I also improved the material values themselves. My original values were the classical “pawn=100, knight=300” rounded numbers. PeSTO-style values are more nuanced:
Pawn: 82 / 94 (MG / EG)
Knight: 337 / 281
Bishop: 365 / 297
Rook: 477 / 512
Queen: 1025 / 936The bishop being worth more than the knight (365 vs 337 in the middlegame) reflects the well-known slight advantage bishops have in open positions. Rooks being worth more in the endgame (512 vs 477) reflects their power when files open up. These aren’t arbitrary numbers: they’re the values that, combined with the PSTs, minimize evaluation error across millions of positions.
What the tables look like
Here’s a simplified view of a knight’s middlegame piece-square table. Higher values are better squares:
-50 -40 -30 -30 -30 -30 -40 -50
-40 -20 0 0 0 0 -20 -40
-30 0 10 15 15 10 0 -30
-30 5 15 20 20 15 5 -30
-30 0 15 20 20 15 0 -30
-30 5 10 15 15 10 5 -30
-40 -20 0 5 5 0 -20 -40
-50 -40 -30 -30 -30 -30 -40 -50The center is king. The edges are death. And within the center, there’s a gradient: d4/d5/e4/e5 are slightly preferred over c4/f4. This is all chess intuition, but refined by optimization to specific numbers that actually work.
The king’s tables are the most dramatic contrast between phases. Middlegame:
20 30 10 0 0 10 30 20
20 20 0 0 0 0 20 20
-10 -20 -20 -20 -20 -20 -20 -10
-20 -30 -30 -40 -40 -30 -30 -20
...The king desperately wants to be castled in the middlegame. In the endgame, the same table puts the highest values in the center. The tapered evaluation smoothly transitions between the two as pieces come off the board.
The ceiling
Here’s the thing about handcrafted evaluation, even with well-tuned tables: it has a ceiling. PeSTO-style values are good, but they’re still a linear combination of piece placements. They can’t express concepts like “this bishop is trapped behind its own pawns” or “this rook has no useful squares” or “this pawn chain is about to collapse.” Those require deeper structural analysis that piece-square tables simply can’t encode.
I added pawn structure terms (doubled, isolated, passed pawns), bishop pair bonuses, and rook-on-open-file bonuses. Each one helped. But each one also required hand-tuning, and the marginal improvement kept shrinking. I was spending more time tweaking centipawn values and less time seeing Elo gains.
The chess programming community had already solved this problem. The answer was neural networks, specifically, NNUE. But I wasn’t ready for that yet. First, I needed to learn how to measure whether changes actually made the engine stronger. That discipline turned out to be just as important as the changes themselves.

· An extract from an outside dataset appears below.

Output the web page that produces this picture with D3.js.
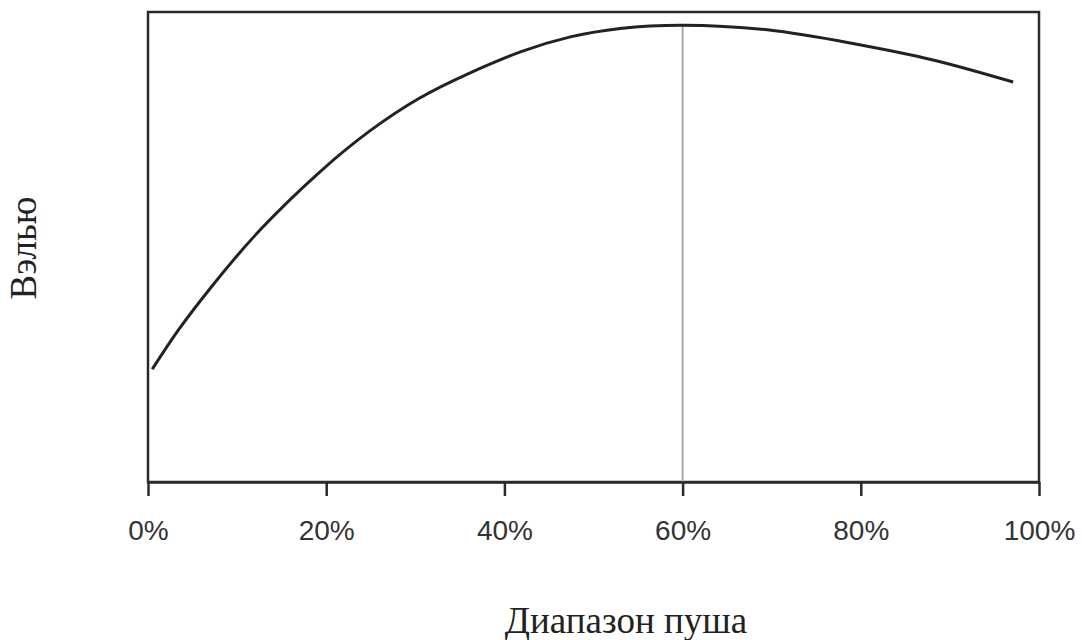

And before I could justify the complexity of a neural network, I needed to feel the ceiling of handcrafted evaluation personally. Not read about it, feel it. Playing test games where the engine made the same positional mistakes despite my best manual tuning attempts was what finally pushed me toward NNUE.
But I don’t regret the handcrafted phase. Writing a tapered evaluation from scratch taught me what chess engines actually care about, and that understanding made the neural network transition much less mysterious when it finally came.